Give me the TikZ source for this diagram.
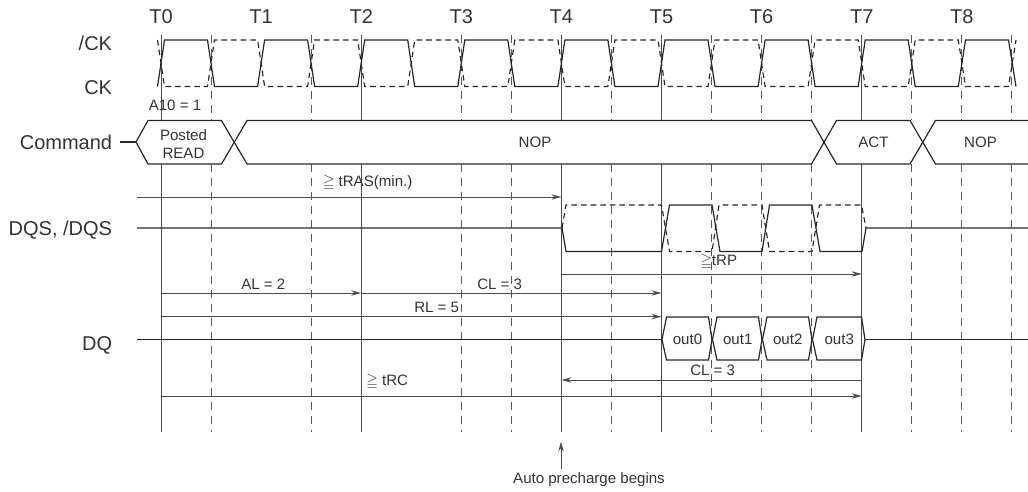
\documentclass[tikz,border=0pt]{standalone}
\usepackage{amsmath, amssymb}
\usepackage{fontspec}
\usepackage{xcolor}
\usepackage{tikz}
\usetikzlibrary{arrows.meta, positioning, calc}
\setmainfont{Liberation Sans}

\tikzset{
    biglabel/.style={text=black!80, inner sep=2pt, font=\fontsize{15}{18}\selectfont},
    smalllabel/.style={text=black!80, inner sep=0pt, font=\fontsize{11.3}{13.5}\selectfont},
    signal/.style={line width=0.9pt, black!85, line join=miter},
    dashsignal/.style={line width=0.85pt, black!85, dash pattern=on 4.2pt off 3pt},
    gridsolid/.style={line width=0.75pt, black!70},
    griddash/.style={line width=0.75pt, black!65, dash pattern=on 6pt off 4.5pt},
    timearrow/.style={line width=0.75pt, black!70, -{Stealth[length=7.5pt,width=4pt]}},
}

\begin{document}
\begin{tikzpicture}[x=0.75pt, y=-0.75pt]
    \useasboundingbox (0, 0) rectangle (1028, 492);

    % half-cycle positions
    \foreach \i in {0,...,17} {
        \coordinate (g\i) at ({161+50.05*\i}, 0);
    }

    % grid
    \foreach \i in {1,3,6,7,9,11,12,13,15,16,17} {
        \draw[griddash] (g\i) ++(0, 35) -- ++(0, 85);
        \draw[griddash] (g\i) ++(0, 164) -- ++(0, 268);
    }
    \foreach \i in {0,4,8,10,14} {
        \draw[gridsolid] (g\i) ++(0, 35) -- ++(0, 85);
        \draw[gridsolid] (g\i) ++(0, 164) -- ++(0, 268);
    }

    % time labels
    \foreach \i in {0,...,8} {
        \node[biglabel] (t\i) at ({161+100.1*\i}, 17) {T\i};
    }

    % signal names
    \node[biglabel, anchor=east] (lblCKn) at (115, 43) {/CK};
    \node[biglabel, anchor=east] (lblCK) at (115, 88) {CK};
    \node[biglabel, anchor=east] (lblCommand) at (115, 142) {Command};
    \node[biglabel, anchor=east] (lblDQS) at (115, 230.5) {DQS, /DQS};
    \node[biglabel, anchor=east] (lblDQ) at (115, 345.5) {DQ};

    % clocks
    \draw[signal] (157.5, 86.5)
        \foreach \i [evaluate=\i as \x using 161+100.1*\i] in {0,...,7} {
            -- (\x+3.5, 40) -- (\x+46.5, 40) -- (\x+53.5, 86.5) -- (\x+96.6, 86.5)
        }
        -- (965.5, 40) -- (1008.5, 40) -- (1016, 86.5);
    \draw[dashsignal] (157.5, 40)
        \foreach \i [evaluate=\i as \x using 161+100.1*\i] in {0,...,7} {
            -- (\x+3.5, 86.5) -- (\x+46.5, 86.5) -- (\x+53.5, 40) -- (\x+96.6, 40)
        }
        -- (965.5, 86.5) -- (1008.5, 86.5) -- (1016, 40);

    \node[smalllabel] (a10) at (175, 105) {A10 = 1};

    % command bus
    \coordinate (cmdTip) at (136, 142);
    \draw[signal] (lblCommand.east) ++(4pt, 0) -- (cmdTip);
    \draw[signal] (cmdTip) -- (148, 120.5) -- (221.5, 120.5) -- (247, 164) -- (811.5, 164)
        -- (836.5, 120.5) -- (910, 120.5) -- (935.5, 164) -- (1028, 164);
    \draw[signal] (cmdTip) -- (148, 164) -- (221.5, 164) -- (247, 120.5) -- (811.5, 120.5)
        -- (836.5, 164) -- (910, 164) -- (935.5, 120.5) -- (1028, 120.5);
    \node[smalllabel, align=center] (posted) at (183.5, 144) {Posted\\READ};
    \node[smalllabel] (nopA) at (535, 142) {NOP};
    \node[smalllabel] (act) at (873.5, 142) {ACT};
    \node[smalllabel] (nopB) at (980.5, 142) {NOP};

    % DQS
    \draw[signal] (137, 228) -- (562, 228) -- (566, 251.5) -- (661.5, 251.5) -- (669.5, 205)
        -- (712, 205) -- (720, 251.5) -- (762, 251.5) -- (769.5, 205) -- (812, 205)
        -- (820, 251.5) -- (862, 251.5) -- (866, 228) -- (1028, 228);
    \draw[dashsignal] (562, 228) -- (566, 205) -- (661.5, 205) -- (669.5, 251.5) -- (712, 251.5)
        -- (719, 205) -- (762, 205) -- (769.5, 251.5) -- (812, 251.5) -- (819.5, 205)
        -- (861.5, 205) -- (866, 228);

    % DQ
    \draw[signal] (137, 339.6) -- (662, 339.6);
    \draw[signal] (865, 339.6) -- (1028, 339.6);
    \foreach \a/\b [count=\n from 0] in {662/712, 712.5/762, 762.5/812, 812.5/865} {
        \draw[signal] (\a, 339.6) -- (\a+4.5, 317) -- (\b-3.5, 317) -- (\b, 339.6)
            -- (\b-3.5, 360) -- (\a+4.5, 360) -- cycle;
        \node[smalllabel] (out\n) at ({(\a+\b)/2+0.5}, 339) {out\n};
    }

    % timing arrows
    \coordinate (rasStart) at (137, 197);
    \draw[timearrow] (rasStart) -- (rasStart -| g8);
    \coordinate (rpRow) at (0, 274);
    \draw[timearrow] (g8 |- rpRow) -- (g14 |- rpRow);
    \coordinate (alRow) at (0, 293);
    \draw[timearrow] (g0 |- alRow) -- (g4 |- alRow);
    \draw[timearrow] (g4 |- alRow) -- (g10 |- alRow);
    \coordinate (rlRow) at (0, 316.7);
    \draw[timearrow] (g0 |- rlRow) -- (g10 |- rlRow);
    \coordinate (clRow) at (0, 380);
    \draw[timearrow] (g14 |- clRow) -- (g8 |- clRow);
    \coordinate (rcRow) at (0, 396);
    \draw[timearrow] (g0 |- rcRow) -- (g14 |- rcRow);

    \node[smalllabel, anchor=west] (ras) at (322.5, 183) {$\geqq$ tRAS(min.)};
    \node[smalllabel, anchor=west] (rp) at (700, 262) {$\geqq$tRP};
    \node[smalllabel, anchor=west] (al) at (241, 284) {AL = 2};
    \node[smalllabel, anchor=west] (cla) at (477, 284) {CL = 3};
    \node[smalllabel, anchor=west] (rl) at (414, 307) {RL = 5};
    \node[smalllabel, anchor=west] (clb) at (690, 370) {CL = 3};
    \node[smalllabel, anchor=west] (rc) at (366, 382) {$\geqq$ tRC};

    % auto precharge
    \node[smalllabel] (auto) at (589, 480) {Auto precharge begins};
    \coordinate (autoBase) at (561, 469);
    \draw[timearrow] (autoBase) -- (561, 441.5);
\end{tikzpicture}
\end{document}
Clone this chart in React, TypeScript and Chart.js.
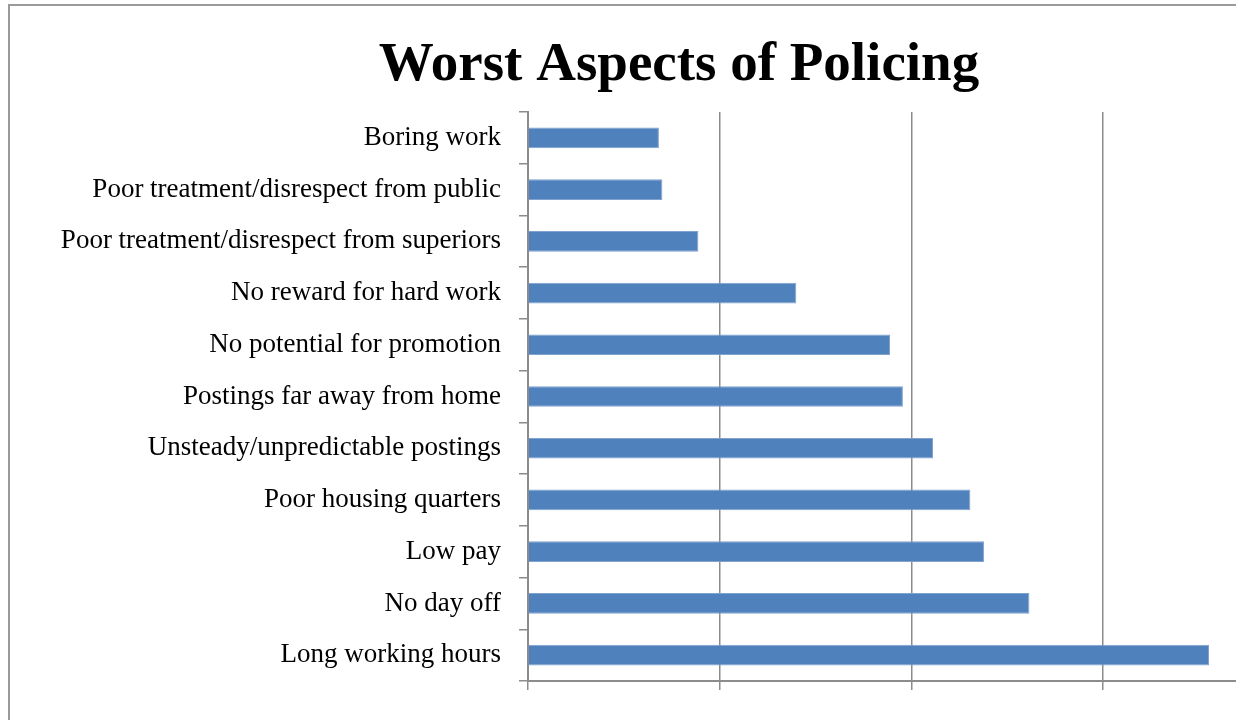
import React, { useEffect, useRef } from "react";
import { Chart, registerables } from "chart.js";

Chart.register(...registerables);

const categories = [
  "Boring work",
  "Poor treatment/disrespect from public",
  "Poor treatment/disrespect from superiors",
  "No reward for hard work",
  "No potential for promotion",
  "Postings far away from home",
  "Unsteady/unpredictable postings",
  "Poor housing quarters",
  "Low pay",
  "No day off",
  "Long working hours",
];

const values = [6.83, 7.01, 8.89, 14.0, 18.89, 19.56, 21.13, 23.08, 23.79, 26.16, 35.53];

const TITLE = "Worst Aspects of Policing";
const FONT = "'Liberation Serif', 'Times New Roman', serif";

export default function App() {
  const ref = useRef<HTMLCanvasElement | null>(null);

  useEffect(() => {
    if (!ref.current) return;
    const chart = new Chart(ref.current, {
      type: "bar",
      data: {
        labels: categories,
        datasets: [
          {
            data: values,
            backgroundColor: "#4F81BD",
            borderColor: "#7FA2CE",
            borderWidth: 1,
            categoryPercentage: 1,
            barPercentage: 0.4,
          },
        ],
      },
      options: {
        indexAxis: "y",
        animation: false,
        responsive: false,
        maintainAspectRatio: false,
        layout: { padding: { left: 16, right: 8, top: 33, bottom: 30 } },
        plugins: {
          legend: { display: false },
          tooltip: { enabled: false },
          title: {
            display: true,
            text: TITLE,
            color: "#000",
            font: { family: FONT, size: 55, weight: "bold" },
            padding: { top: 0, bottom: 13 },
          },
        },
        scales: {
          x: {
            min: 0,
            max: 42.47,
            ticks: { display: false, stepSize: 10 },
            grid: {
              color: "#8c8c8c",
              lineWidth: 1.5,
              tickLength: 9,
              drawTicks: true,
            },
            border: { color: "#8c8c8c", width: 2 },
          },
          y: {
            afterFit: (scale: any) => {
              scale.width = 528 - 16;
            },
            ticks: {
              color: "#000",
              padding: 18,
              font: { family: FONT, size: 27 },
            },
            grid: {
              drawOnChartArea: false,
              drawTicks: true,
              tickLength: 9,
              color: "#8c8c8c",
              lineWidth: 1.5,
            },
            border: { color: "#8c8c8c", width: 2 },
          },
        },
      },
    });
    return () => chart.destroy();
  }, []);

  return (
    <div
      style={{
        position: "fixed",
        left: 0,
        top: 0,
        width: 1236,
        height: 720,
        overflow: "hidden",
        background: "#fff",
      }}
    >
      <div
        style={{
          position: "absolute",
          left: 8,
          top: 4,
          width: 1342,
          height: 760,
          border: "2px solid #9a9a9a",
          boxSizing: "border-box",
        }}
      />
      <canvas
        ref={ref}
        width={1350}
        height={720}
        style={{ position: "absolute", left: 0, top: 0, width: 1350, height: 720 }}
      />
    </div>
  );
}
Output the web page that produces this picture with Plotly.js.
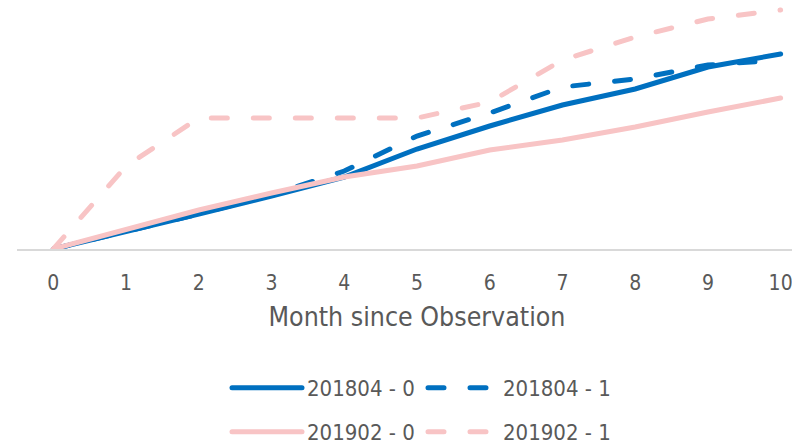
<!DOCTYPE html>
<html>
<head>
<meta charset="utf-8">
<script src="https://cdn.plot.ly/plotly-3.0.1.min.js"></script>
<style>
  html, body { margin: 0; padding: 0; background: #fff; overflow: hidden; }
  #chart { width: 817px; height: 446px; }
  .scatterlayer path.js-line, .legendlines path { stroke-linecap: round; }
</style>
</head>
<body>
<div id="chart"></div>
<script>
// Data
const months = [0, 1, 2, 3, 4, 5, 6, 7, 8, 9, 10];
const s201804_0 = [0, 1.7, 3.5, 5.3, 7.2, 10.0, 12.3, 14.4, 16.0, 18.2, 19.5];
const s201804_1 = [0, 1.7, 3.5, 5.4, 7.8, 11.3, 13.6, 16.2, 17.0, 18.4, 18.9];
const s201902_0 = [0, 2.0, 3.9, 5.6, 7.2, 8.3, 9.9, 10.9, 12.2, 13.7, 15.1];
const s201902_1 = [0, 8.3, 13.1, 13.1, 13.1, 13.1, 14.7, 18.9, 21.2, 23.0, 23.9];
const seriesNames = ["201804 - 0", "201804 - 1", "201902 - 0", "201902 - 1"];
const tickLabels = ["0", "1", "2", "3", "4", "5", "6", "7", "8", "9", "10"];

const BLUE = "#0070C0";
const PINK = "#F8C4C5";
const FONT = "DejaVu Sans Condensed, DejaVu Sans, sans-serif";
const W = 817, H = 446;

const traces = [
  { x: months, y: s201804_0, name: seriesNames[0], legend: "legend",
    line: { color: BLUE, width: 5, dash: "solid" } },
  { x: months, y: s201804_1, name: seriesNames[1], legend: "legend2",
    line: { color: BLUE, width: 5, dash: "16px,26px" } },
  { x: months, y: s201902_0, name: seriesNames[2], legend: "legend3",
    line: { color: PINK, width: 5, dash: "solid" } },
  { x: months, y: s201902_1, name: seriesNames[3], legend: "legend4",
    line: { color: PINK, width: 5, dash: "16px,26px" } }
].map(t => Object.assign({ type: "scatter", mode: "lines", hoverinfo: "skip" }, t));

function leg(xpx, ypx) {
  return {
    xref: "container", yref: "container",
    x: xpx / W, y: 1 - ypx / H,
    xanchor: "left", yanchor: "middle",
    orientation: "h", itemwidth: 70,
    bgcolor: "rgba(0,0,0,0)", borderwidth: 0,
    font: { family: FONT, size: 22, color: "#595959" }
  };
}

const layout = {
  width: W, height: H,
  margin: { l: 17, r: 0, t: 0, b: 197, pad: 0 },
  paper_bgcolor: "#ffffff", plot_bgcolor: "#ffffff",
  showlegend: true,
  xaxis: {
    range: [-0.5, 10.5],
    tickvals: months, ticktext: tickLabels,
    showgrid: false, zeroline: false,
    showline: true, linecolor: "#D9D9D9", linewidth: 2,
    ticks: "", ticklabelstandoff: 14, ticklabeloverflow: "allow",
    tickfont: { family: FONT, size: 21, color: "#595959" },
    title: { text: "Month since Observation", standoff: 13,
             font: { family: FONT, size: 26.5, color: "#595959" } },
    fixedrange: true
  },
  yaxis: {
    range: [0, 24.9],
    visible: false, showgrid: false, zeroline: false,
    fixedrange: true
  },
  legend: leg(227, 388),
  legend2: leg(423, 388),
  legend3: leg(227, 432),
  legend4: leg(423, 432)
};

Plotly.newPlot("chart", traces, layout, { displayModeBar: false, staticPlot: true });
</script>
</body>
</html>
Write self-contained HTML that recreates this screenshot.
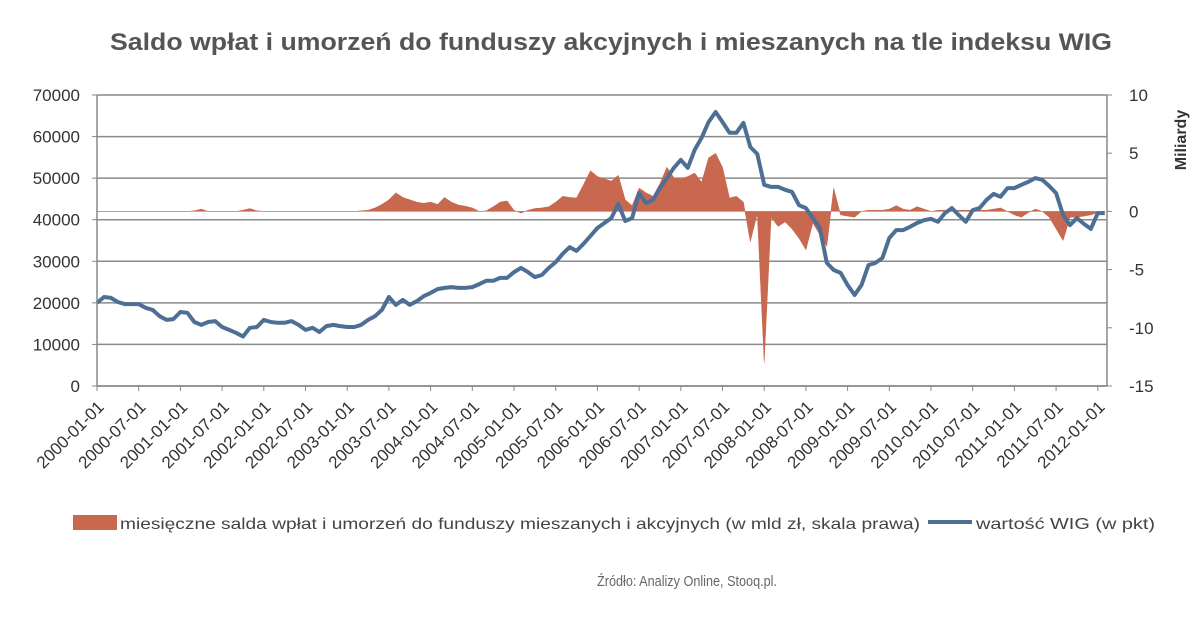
○ ○ ○
§ **Stated task**: Give again exactly the lines running from the beginning of the material above through the line that contains "rectangle (1028, 492);", and leave out every picture.

§ **Task answer**:
Give me the TikZ source for this diagram.
\documentclass[tikz,border=0pt]{standalone}
\usepackage{amsmath, amssymb}
\usepackage{fontspec}
\usepackage{xcolor}
\usepackage{tikz}
\usetikzlibrary{arrows.meta, positioning, calc}
\setmainfont{Liberation Sans}

\tikzset{
    biglabel/.style={text=black!80, inner sep=2pt, font=\fontsize{15}{18}\selectfont},
    smalllabel/.style={text=black!80, inner sep=0pt, font=\fontsize{11.3}{13.5}\selectfont},
    signal/.style={line width=0.9pt, black!85, line join=miter},
    dashsignal/.style={line width=0.85pt, black!85, dash pattern=on 4.2pt off 3pt},
    gridsolid/.style={line width=0.75pt, black!70},
    griddash/.style={line width=0.75pt, black!65, dash pattern=on 6pt off 4.5pt},
    timearrow/.style={line width=0.75pt, black!70, -{Stealth[length=7.5pt,width=4pt]}},
}

\begin{document}
\begin{tikzpicture}[x=0.75pt, y=-0.75pt]
    \useasboundingbox (0, 0) rectangle (1028, 492);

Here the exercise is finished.